692 F.2d at 217. Thus, while there was no request for recognition of a separate tort for spoliation, the First Circuit recognized the existence of alternative remedies for such conduct.

The Maine Rules of Civil Procedure provide remedies for egregious discovery violations in Rule 37. The sanctions available under Rule 37 would require that the victimized party first file a motion compelling production of the evidence, so that the failure to produce the evidence is in actually a failure to comply with a discovery order under M.R. Civ. P. 37(b). So postured, the sanctions can include treating the failure to comply as contempt of court, as well as establishing as true whatever fact(s) the moving party sought to prove through the spoliated evidence, M.R.Civ.P. 37(b)(2)A), preventing the spoliating party from contradicting certain evidence with proof of its own, M.R. Civ. P. 37(b)(2)(B), and dismissing all or part of the spoliating party’s case, M.R. CIV. P. 37(b)(2)(C). Of course, these sanctions would apply to parties in existing litigation, and leave unremedied the spoliation of evidence by third-parties.

Defending your case in Maine

If you are presented with a case of spoliation, in addition to requesting remedies under the federal and state civil rules, and trying your luck with the tort of spoliation, you can consider an alternative: breach of contract.

Assuming, of course, that you can prove that you or your client specifically demanded that the evidence be preserved and the other party agreed to do so, you need not need to rely solely on tort law or the civil rules for your remedy.

At least one court has acknowledged that failure to preserve evidence in the face of an agreement to do so could give rise to a breach of contract or detrimental reliance case.

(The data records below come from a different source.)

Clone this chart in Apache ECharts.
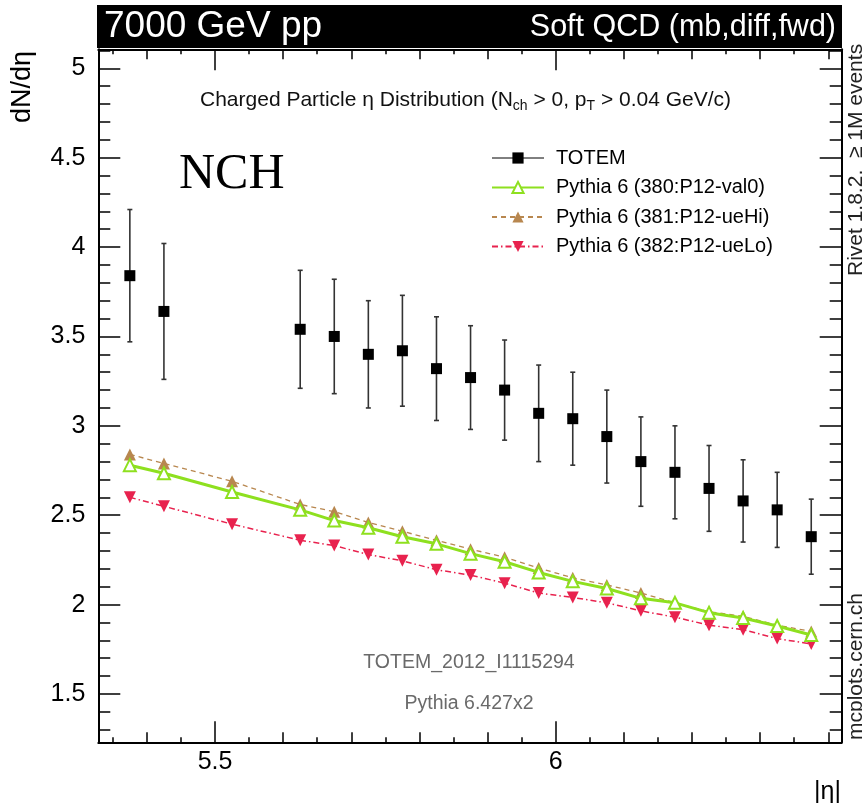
<!DOCTYPE html>
<html><head><meta charset="utf-8">
<script src="https://cdn.jsdelivr.net/npm/echarts@6/dist/echarts.min.js"></script>
<style>html,body{margin:0;padding:0;background:#fff}#c{width:862px;height:803px}</style>
</head><body><div id="c"></div>
<script>
// ---- data ----
const etaPythia = [5.375,5.425,5.525,5.625,5.675,5.725,5.775,5.825,5.875,5.925,5.975,6.025,6.075,6.125,6.175,6.225,6.275,6.325,6.375];
const etaTotem  = [5.375,5.425,5.625,5.675,5.725,5.775,5.825,5.875,5.925,5.975,6.025,6.075,6.125,6.175,6.225,6.275,6.325,6.375];
const totem     = [3.84,3.64,3.54,3.50,3.40,3.42,3.32,3.27,3.20,3.07,3.04,2.94,2.80,2.74,2.65,2.58,2.53,2.38];
const totemErr  = [0.37,0.38,0.33,0.32,0.30,0.31,0.29,0.29,0.28,0.27,0.26,0.26,0.25,0.26,0.24,0.23,0.21,0.21];
const val0      = [2.78,2.735,2.63,2.53,2.47,2.43,2.38,2.34,2.285,2.24,2.18,2.13,2.09,2.035,2.01,1.955,1.925,1.88,1.83];
const ueHi      = [2.84,2.79,2.69,2.56,2.52,2.46,2.41,2.36,2.31,2.265,2.205,2.15,2.11,2.065,2.01,1.96,1.935,1.885,1.85];
const ueLo      = [2.60,2.55,2.45,2.36,2.33,2.28,2.245,2.195,2.165,2.12,2.065,2.04,2.01,1.965,1.93,1.885,1.86,1.81,1.78];
const xTickLabels = [5.5, 6];
const yTickLabels = [1.5, 2, 2.5, 3, 3.5, 4, 4.5, 5];
const seriesNames = ['TOTEM','Pythia 6 (380:P12-val0)','Pythia 6 (381:P12-ueHi)','Pythia 6 (382:P12-ueLo)'];

const xMin = 5.3287, xMax = 6.4197, yMin = 1.2298, yMax = 5.1063;
// minor tick positions
const xMid = [], xSmall = [], yMinor = [];
for (let k = 107; k <= 128; k++) { const v = k * 0.05; if (k % 10 === 0) continue; if (k % 2 === 0) xMid.push(+v.toFixed(2)); else xSmall.push(+v.toFixed(2)); }
for (let k = 13; k <= 51; k++) { if (k % 5 === 0) continue; yMinor.push(+(k * 0.1).toFixed(1)); }

const FONT = "'Liberation Sans', Arial, sans-serif";
const pairs = (xs, ys) => xs.map((x, i) => [x, ys[i]]);

function xAx(pos, ticks, len, showLine, showLabel) {
  return {
    type: 'value', position: pos, min: xMin, max: xMax, gridIndex: 0,
    axisLine: { show: showLine, onZero: false, lineStyle: { color: '#000', width: 2 } },
    splitLine: { show: false },
    axisTick: { show: true, inside: true, length: len, customValues: ticks, lineStyle: { color: '#000', width: 1.5 } },
    axisLabel: showLabel ? { show: true, customValues: xTickLabels, fontSize: 25, fontFamily: FONT, color: '#000', margin: 7 } : { show: false }
  };
}
function yAx(pos, ticks, len, showLine, showLabel) {
  return {
    type: 'value', position: pos, min: yMin, max: yMax, gridIndex: 0,
    axisLine: { show: showLine, onZero: false, lineStyle: { color: '#000', width: 2 } },
    splitLine: { show: false },
    axisTick: { show: true, inside: true, length: len, customValues: ticks, lineStyle: { color: '#000', width: 1.5 } },
    axisLabel: showLabel ? { show: true, customValues: yTickLabels, fontSize: 25, fontFamily: FONT, color: '#000', margin: 13 } : { show: false }
  };
}

const chart = echarts.init(document.getElementById('c'), null, { renderer: 'canvas' });
chart.setOption({
  animation: false,
  backgroundColor: '#fff',
  grid: { left: 98.3, right: 20.3, top: 49.3, bottom: 60.7, containLabel: false },
  xAxis: [
    xAx('bottom', xTickLabels, 21, true, true),
    xAx('bottom', xMid, 10, false, false),
    xAx('bottom', xSmall, 5, false, false),
    xAx('top', xTickLabels, 21, true, false),
    xAx('top', xMid, 10, false, false),
    xAx('top', xSmall, 5, false, false)
  ],
  yAxis: [
    yAx('left', yTickLabels, 22, true, true),
    yAx('left', yMinor, 12, false, false),
    yAx('right', yTickLabels, 22, true, false),
    yAx('right', yMinor, 12, false, false)
  ],
  legend: {
    orient: 'vertical', left: 491, top: 148, padding: 0, itemWidth: 52, itemHeight: 14, itemGap: 9.5,
    textStyle: { fontSize: 20, fontFamily: FONT, color: '#000', padding: [0, 0, 0, 7] },
    data: [
      { name: seriesNames[0], lineStyle: { width: 1, color: '#000', opacity: 1, type: 'solid' } },
      seriesNames[1], seriesNames[2], seriesNames[3]
    ]
  },
  series: [
    {
      name: seriesNames[1], type: 'line', data: pairs(etaPythia, val0),
      symbol: 'triangle', symbolSize: 12,
      lineStyle: { color: '#8ee01f', width: 3 },
      itemStyle: { color: '#ffffff', borderColor: '#8ee01f', borderWidth: 2 },
      z: 3
    },
    {
      name: seriesNames[2], type: 'line', data: pairs(etaPythia, ueHi),
      symbol: 'triangle', symbolSize: 12,
      lineStyle: { color: '#b8874f', width: 1.3, type: [5, 4] },
      itemStyle: { color: '#b8874f' },
      z: 2
    },
    {
      name: seriesNames[3], type: 'line', data: pairs(etaPythia, ueLo),
      symbol: 'triangle', symbolRotate: 180, symbolSize: 12,
      lineStyle: { color: '#e8224e', width: 1.5, type: [6, 3, 1.5, 3] },
      itemStyle: { color: '#e8224e' },
      z: 2
    },
    {
      name: 'err', type: 'custom', encode: { x: 0, y: 1 },
      data: etaTotem.map((x, i) => [x, totem[i], totemErr[i]]),
      renderItem: (params, api) => {
        const x = api.value(0), y = api.value(1), e = api.value(2);
        const p = api.coord([x, y + e]), q = api.coord([x, y - e]);
        const c = 2.5;
        const st = { stroke: '#333', lineWidth: 1.6 };
        return { type: 'group', children: [
          { type: 'line', shape: { x1: p[0], y1: p[1], x2: q[0], y2: q[1] }, style: st },
          { type: 'line', shape: { x1: p[0] - c, y1: p[1], x2: p[0] + c, y2: p[1] }, style: st },
          { type: 'line', shape: { x1: q[0] - c, y1: q[1], x2: q[0] + c, y2: q[1] }, style: st }
        ] };
      },
      z: 4
    },
    {
      name: seriesNames[0], type: 'line', data: pairs(etaTotem, totem),
      symbol: 'rect', symbolSize: 11, showSymbol: true,
      lineStyle: { width: 0, opacity: 0 },
      itemStyle: { color: '#000' },
      z: 5
    }
  ],
  graphic: [
    { type: 'rect', left: 97, top: 5, shape: { width: 745, height: 43 }, style: { fill: '#000' }, z: 10 },
    { type: 'text', left: 104, top: 8, style: { text: '7000 GeV pp', fill: '#fff', font: "37px " + FONT }, z: 11 },
    { type: 'text', right: 26, top: 12, style: { text: 'Soft QCD (mb,diff,fwd)', fill: '#fff', font: "30.5px " + FONT }, z: 11 },
    { type: 'text', x: 9, y: 123, rotation: Math.PI / 2, style: { text: 'dN/dη', fill: '#000', font: "27px " + FONT, textVerticalAlign: 'top' }, z: 11 },
    { type: 'text', x: 846, y: 276, rotation: Math.PI / 2, style: { text: 'Rivet 1.8.2,  ≥ 1M events', fill: '#222', font: "21px " + FONT, textVerticalAlign: 'top' }, z: 11 },
    { type: 'text', x: 846, y: 740, rotation: Math.PI / 2, style: { text: 'mcplots.cern.ch', fill: '#222', font: "21px " + FONT, textVerticalAlign: 'top' }, z: 11 },
    { type: 'text', left: 179, top: 150, style: { text: 'NCH', fill: '#000', font: "50px 'Liberation Serif', 'Times New Roman', serif" }, z: 11 },
    { type: 'text', left: 200, top: 87, style: {
        text: 'Charged Particle η Distribution (N{sub|ch} > 0, p{sub|T} > 0.04 GeV/c)',
        fill: '#111', font: "21px " + FONT, lineHeight: 26,
        rich: { sub: { fontSize: 14, fontFamily: FONT, verticalAlign: 'bottom', lineHeight: 14, fill: '#111' } }
      }, z: 11 },
    { type: 'text', x: 469, y: 663, style: { text: 'TOTEM_2012_I1115294', fill: '#6a6a6a', font: "19.5px " + FONT, align: 'center', verticalAlign: 'middle' }, z: 11 },
    { type: 'text', x: 469, y: 704, style: { text: 'Pythia 6.427x2', fill: '#6a6a6a', font: "19.5px " + FONT, align: 'center', verticalAlign: 'middle' }, z: 11 },
    { type: 'text', right: 21, top: 780, style: { text: '|η|', fill: '#000', font: "25px " + FONT }, z: 11 }
  ]
});
</script>
</body></html>
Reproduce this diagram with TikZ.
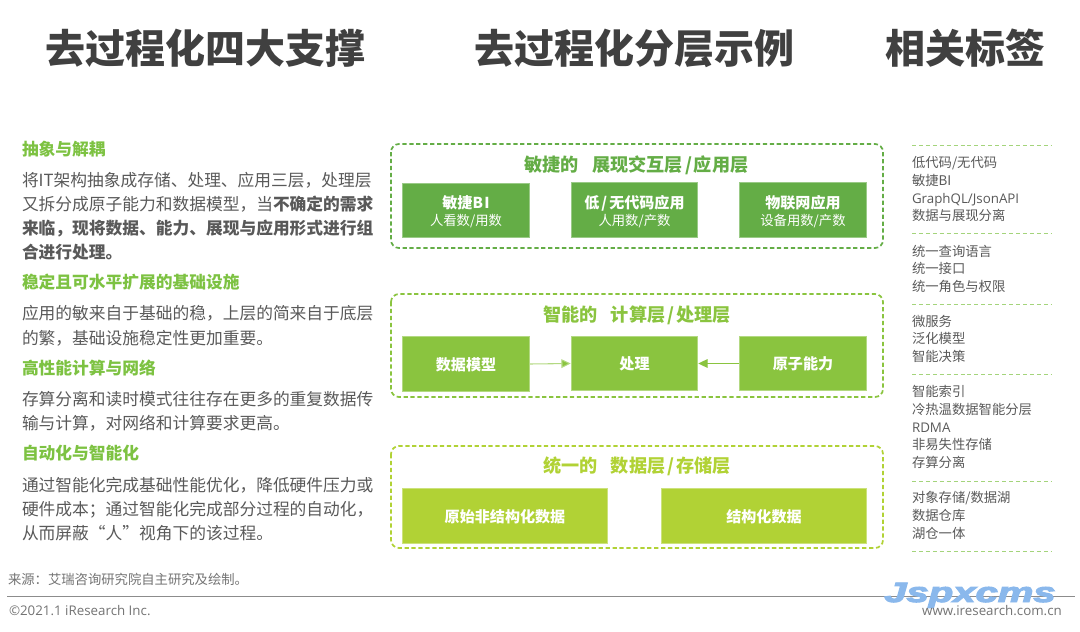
\documentclass[tikz,border=0pt]{standalone}
\usepackage{fontspec}
\setmainfont{Noto Sans CJK SC}
\newfontfamily\latinfont{Open Sans}
\newfontfamily\markfont{Liberation Sans}[BoldItalicFeatures={FakeBold=3.5}]
\usetikzlibrary{arrows.meta}
\definecolor{cdark}{HTML}{64AD46}
\definecolor{cmid}{HTML}{8AC43F}
\definecolor{clight}{HTML}{B1D235}
\definecolor{chead}{HTML}{7DC242}
\definecolor{ctext}{HTML}{595959}
\definecolor{ctitle}{HTML}{404040}
\newcommand{\fsz}[1]{\fontsize{#1}{#1}\selectfont}
\newcommand{\sla}{\kern1.5pt/\kern1.5pt}
\tikzset{
  txt/.style={inner sep=0pt,outer sep=0pt},
  em30/.style={text height=26.4pt,text depth=3.6pt},
  em136/.style={text height=12pt,text depth=1.6pt},
  em126/.style={text height=11.1pt,text depth=1.5pt},
  em113/.style={text height=9.9pt,text depth=1.4pt},
  em10/.style={text height=8.8pt,text depth=1.2pt},
  maintitle/.style={txt,em30,font=\fsz{30pt}\bfseries,text=ctitle},
  lefthead/.style={txt,em126,anchor=west,font=\fsz{12.55pt}\bfseries,text=chead},
  leftbody/.style={txt,em126,anchor=west,font=\fsz{12.55pt},text=ctext},
  tagtext/.style={txt,em10,anchor=west,font=\fsz{10pt},text=ctext},
  tagrule/.style={draw=chead!70,line width=.7pt,dash pattern=on 3pt off 2.2pt},
  layerbox/.style={draw=#1,line width=1.3pt,rounded corners=6pt,dash pattern=on 3.2pt off 2pt},
  layertitle/.style={txt,em136,font=\fsz{13.6pt}\bfseries,text=#1},
  card/.style={draw=#1!65,line width=.6pt,fill=#1,minimum height=41pt,inner sep=0pt},
  cardtext/.style={txt,em113,font=\fsz{11.3pt}\bfseries,text=white},
  cardsub/.style={txt,em10,font=\fsz{10pt},text=white},
}
\begin{document}
\begin{tikzpicture}[x=0.75pt,y=-0.75pt]
\useasboundingbox (0,0) rectangle (1080,631);
% titles
\node[maintitle] (t1) at (205.5,48) {去过程化四大支撑};
\node[maintitle] (t2) at (634,48) {去过程化分层示例};
\node[maintitle] (t3) at (965,48) {相关标签};
% left column
\node[lefthead] (h1) at (22,149) {抽象与解耦};
\node[leftbody] (l1) at (22,180) {将IT架构抽象成存储、处理、应用三层，处理层};
\node[leftbody] (l2) at (22,204) {又拆分成原子能力和数据模型，当\textbf{不确定的需求}};
\node[leftbody,font=\fsz{12.55pt}\bfseries] (l3) at (22,228) {来临，现将数据、能力、展现与应用形式进行组};
\node[leftbody,font=\fsz{12.55pt}\bfseries] (l4) at (22,252) {合进行处理。};
\node[lefthead] (h2) at (22,282) {稳定且可水平扩展的基础设施};
\node[leftbody] (l5) at (22,313) {应用的敏来自于基础的稳，上层的简来自于底层};
\node[leftbody] (l6) at (22,338) {的繁，基础设施稳定性更加重要。};
\node[lefthead] (h3) at (22,368) {高性能计算与网络};
\node[leftbody] (l7) at (22,399) {存算分离和读时模式往往存在更多的重复数据传};
\node[leftbody] (l8) at (22,423) {输与计算，对网络和计算要求更高。};
\node[lefthead] (h4) at (22,453) {自动化与智能化};
\node[leftbody] (l9) at (22,485) {通过智能化完成基础性能优化，降低硬件压力或};
\node[leftbody] (l10) at (22,509) {硬件成本；通过智能化完成部分过程的自动化，};
\node[leftbody] (l11) at (22,533) {从而屏蔽“人”视角下的该过程。};
% layer 1
\draw[layerbox=cdark] (391,144) rectangle (883,248);
\node[layertitle=cdark] (b1t) at (636.5,165) {敏捷的\hspace{10pt}展现交互层\sla 应用层};
\node[card=cdark,minimum width=95pt] (a1) at (466,210.5) {};
\node[card=cdark,minimum width=95pt] (a2) at (634.5,210) {};
\node[card=cdark,minimum width=95pt] (a3) at (803,210) {};
\node[cardtext] (a1a) at (466,203) {敏捷B\kern1pt I};
\node[cardsub] (a1b) at (466,220.5) {人看数/用数};
\node[cardtext] (a2a) at (634.5,203) {低\sla 无代码应用};
\node[cardsub] (a2b) at (634.5,220.5) {人用数/产数};
\node[cardtext] (a3a) at (803,203) {物联网应用};
\node[cardsub] (a3b) at (803,220.5) {设备用数/产数};
% layer 2
\draw[layerbox=cmid] (391,294) rectangle (883,397);
\node[layertitle=cmid] (b2t) at (637,315) {智能的\hspace{10pt}计算层\sla 处理层};
\node[card=cmid,minimum width=95pt] (c1) at (466,364) {};
\node[card=cmid,minimum width=95pt] (c2) at (634.5,363.5) {};
\node[card=cmid,minimum width=95pt] (c3) at (803,363.5) {};
\node[cardtext] at (466,364.5) (c1a) {数据模型};
\node[cardtext] at (634.5,364) (c2a) {处理};
\node[cardtext] at (803,364) (c3a) {原子能力};
\draw[draw=cmid!65,line width=.8pt,-{Triangle[length=7pt,width=6.5pt,fill=cmid]}] (c1.east) -- (c2.west);
\draw[draw=cmid,line width=.8pt,-{Triangle[length=7pt,width=6.5pt,fill=cmid]}] (c3.west) -- (c2.east);
% layer 3
\draw[layerbox=clight] (391,446) rectangle (883,548);
\node[layertitle=clight] (b3t) at (637,466) {统一的\hspace{10pt}数据层\sla 存储层};
\node[card=clight,minimum width=154pt] (d1) at (505,516) {};
\node[card=clight,minimum width=154pt] (d2) at (764,516) {};
\node[cardtext] (d1a) at (505,516.5) {原始非结构化数据};
\node[cardtext] (d2a) at (764,516.5) {结构化数据};
% tag column
\draw[tagrule] (912,145) -- (1052,145);
\draw[tagrule] (912,233) -- (1052,233);
\draw[tagrule] (912,304) -- (1052,304);
\draw[tagrule] (912,374) -- (1052,374);
\draw[tagrule] (912,481) -- (1052,481);
\draw[tagrule] (912,551) -- (1052,551);
\node[tagtext] (g1) at (912,162) {低代码/无代码};
\node[tagtext] (g2) at (912,180) {敏捷BI};
\node[tagtext,font=\fsz{10pt}\latinfont] (g3) at (912,198) {GraphQL/JsonAPI};
\node[tagtext] (g4) at (912,215) {数据与展现分离};
\node[tagtext] (g5) at (912,251) {统一查询语言};
\node[tagtext] (g6) at (912,268) {统一接口};
\node[tagtext] (g7) at (912,286) {统一角色与权限};
\node[tagtext] (g8) at (912,321) {微服务};
\node[tagtext] (g9) at (912,338) {泛化模型};
\node[tagtext] (g10) at (912,356) {智能决策};
\node[tagtext] (g11) at (912,391) {智能索引};
\node[tagtext] (g12) at (912,409) {冷热温数据智能分层};
\node[tagtext,font=\fsz{10pt}\latinfont] (g13) at (912,427) {RDMA};
\node[tagtext] (g14) at (912,444) {非易失性存储};
\node[tagtext] (g15) at (912,462) {存算分离};
\node[tagtext] (g16) at (912,497) {对象存储/数据湖};
\node[tagtext] (g17) at (912,515) {数据仓库};
\node[tagtext] (g18) at (912,533) {湖仓一体};
% footer
\draw[draw=black!45,line width=.9pt] (7,596.5) -- (1075,596.5);
\node[tagtext,text=black!55] (src) at (8,579) {来源：艾瑞咨询研究院自主研究及绘制。};
\node[tagtext,text=black!55,font=\fsz{10pt}\latinfont] (copy) at (9,610) {©2021.1 iResearch Inc.};
\node[inner sep=0pt,outer sep=0pt,text height=15pt,text depth=3pt,font=\fsz{21pt}\markfont\bfseries\itshape,xscale=1.43,text={rgb,255:red,138;green,184;blue,236}] (mark) at (970,594) {Jspxcms};
\node[txt,em10,text=black!55,font=\fsz{10pt}\latinfont] (web) at (992,610.5) {www.iresearch.com.cn};
\end{tikzpicture}
\end{document}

Though the Federal District Court in the Western District of Louisiana that considered the issue found that there had been no such agreement in Edwards v. Louisville Ladder Co., 796 F. Supp. 966 (W.D. 1992), the implication is that if there had been proof of such an agreement, it could have been enforced as an alternative to a tort remedy.

At a minimum, if you have a case in which you might need access to documents or other evidence in the hands of a potential opponent or third party, the wise practice would be to create a paper trail of requests that the evidence be preserved in anticipation of potential litigation. Your chances of a favorable remedy in court are much greater if you can submit clear proof of your requests that evidence be preserved, and that the evidence disappeared or was destroyed in the face of your requests.

The integrity of our system of civil justice has been under unrelenting attack for some time. Fairly or not, the public relations campaign of those who wish to undermine access to civil justice has eroded public faith in the fairness of the courts to resolve civil disputes. As trial lawyers, we have an obligation to ensure a fair and just process so that we can, in good faith, defend our justice system against its critics. Intentional or knowing spoliation of evidence undermines faith in the system, and we ought to have means of preventing its occurrence.